PRE-1995 Talon BOV
May 14, 2002
 
        The BOV lets excess air vent out of the intercooler lines when you lift the throttle. This keeps your turbo spooled up between shifts, and takes some stress off your turbo's bearings. The stock Chrysler BOV is good to 15 psi. The early Talon BOV's are good to 20 psi. With an easy mod, they're good way beyond 21 psi.
        The BOV was cut, and a tube epoxied on . The little hole next to the large hole gets it's own little vacuum line barb epoxied on.
         This little hole helps the valve to lift QUICKLY  by sending boost under the diaphragm to help blow it off the seat.
 
 

Get your intercooler tubing ready for the BOV by mounting a small metal tube with epoxy, as shown below...

Also epoxy a small vacuum line barb (not shown above) to the intercooler tubing for sending boost to the little hole in the Talon valve's bottom.
 However, with the line sending boost to this little hole, the valve lifts off of it's seat by itself at about 20 psi. If you want to go over 20 psi, you have to disconnect the little line while at the track, and let the little hole see normal atmosphere. Now the valve will be slower to lift, but it'll stay seated at any pressure. Then plug it back in, and go home.
 

        Just unplug the little line whenever you want to go over 20 psi. If you put yours on with the stock mounting flange, stay under 20 psi, or you'll leak out boost and overspin the turbo. Gary Donovan's site has a page about doing the same trick, but using the stock flange instead of the "new" home-made tube.



        Want to unplug and replug the little line automatically?
       Follow this simple diagram with a common 3 nipple solenoid:

        Wire the ground through the same toggle switch that you use to switch onto high boost. If you don't have a toggle switch for high-low boost levels, then supply the ground through a pressure switch set at 20 psi, and it'll go into the "leak-less" mode automatically as the boost goes past 20 psi.
        The epoxy could easily be ground very smooth and professional-looking. I left mine rough on purpose. I want everything under my hood to look "homemade", because it is home made. I love it when people look under the hood and think "Look at all this home made crap! How can it go so fast?"
        That makes my day. If you're a neat freak, you could do it up in a smooth, neat way. You could stick fake braided stainless over the black rubber tube... You could paint the BOV to be color coordinated with your engine...

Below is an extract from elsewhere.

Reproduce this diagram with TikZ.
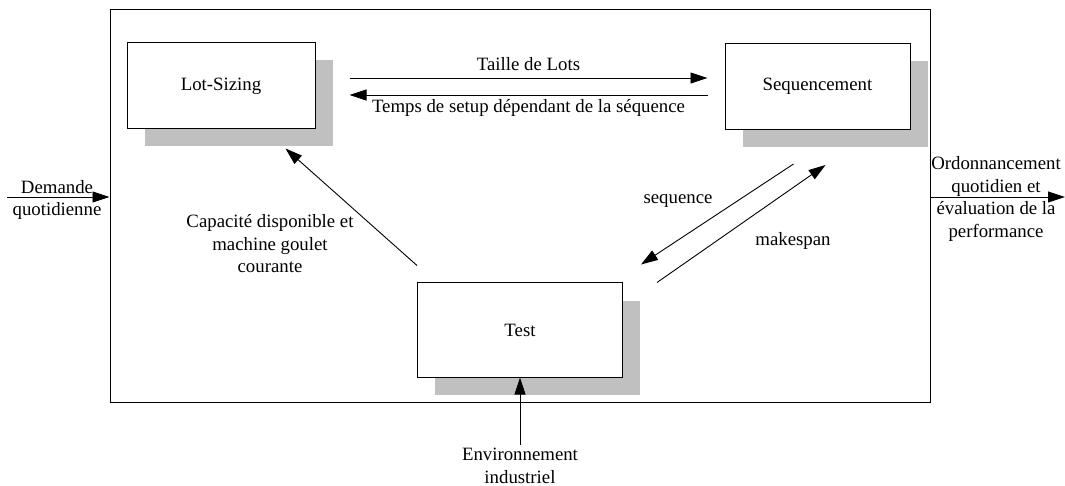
\documentclass[tikz,border=0pt]{standalone}
\usepackage{fontspec}
\setmainfont{Liberation Serif}
\usepackage{xcolor}
\usetikzlibrary{arrows.meta, positioning, calc, shadows}

\definecolor{boxshadow}{HTML}{C0C0C0}

\tikzset{
  modbox/.style={draw, line width=1pt, fill=white, minimum width=188pt, minimum height=86pt,
    drop shadow={shadow xshift=17.5pt, shadow yshift=-17.5pt, fill=boxshadow, opacity=1}},
  flow/.style={line width=0.9pt, -{Triangle[length=17pt,width=11pt]}},
  lbl/.style={align=center, inner sep=0pt}
}

\begin{document}
\begin{tikzpicture}[x=1pt, y=-1pt, font=\fontsize{18.8}{22.5}\selectfont]
\useasboundingbox (0,0) rectangle (1065,486);

% system frame
\node[draw, line width=1pt, minimum width=820pt, minimum height=392pt, inner sep=0pt] (sys) at (520,206) {};

% modules
\node[modbox] (lot) at (221,86) {Lot-Sizing};
\node[modbox, minimum width=185pt] (seq) at (817.5,86.5) {Sequencement};
\node[modbox, minimum width=205pt, minimum height=94pt] (test) at (520,330) {Test};

% lot-sizing <-> sequencement
\draw[flow] ([shift={(34,-8)}]lot.east) -- ([shift={(-17,-8.5)}]seq.west)
  node[midway, above=4pt] (taille) {Taille de Lots};
\draw[flow] ([shift={(-17,8.5)}]seq.west) -- ([shift={(34,9)}]lot.east)
  node[midway, below=1pt] (setup) {Temps de setup dépendant de la séquence};

% test -> lot-sizing
\draw[flow] ([yshift=17pt]test.north west) -- ([shift={(-30,19)}]lot.south east);
\node[lbl] (caplbl) at (270,244) {Capacité disponible et\\machine goulet\\courante};

% sequencement <-> test
\draw[flow] ([shift={(69,34)}]seq.south west) -- ([shift={(18,-18)}]test.north east);
\draw[flow] ([shift={(34,0)}]test.north east) -- ([shift={(101,35)}]seq.south west);
\node[lbl] (seqlbl) at (678,201) {sequence};
\node[lbl] (mklbl) at (793,241) {makespan};

% inputs and output
\coordinate (dem) at (7,197);
\draw[flow] (dem) -- (dem -| sys.west);
\node[lbl] (demlbl) at (57,200) {Demande\\quotidienne};

\coordinate (ord) at (1065,197);
\draw[flow] (ord -| sys.east) -- (ord);
\node[lbl] (ordlbl) at (996,199) {Ordonnancement\\quotidien et\\évaluation de la\\performance};

\coordinate (env) at (520,445);
\draw[flow] (env) -- (test.south);
\node[lbl] (envlbl) at (520,466) {Environnement\\industriel};
\end{tikzpicture}
\end{document}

Below is a diagram and photo of Slug's current set up to show the placement that I chose; feel free to choose your own, but try not to create long runs of vacuum tubing; the shorter the better.


    Note that the upper blue wire which feeds the solenoid also branches off out of the top of the picture. That's because it also feeds the "high-low" solenoid. Whenever you flip the toggle switch on my dash for high boost (27.5 psi) it automatically sets the valve to high pressure use. You can use any type of switch that you desire; rpm switch, pressure switch, nitrous switch, or manual switch. as soon as the switch is on "low" again, the valve functions as stock; good for up to 20 psi.



        If you stay with a cheaper plastic valve  you can take some stress off of the BOV by using this diagram to send vacuum/boost to the valve:

 With this set up, your stock BOV will no longer leak at 15 psi; it'll be good for over 20 psi. This will shorten it's life, however. You might get 3 months to a year out of it before the plastic ruptures.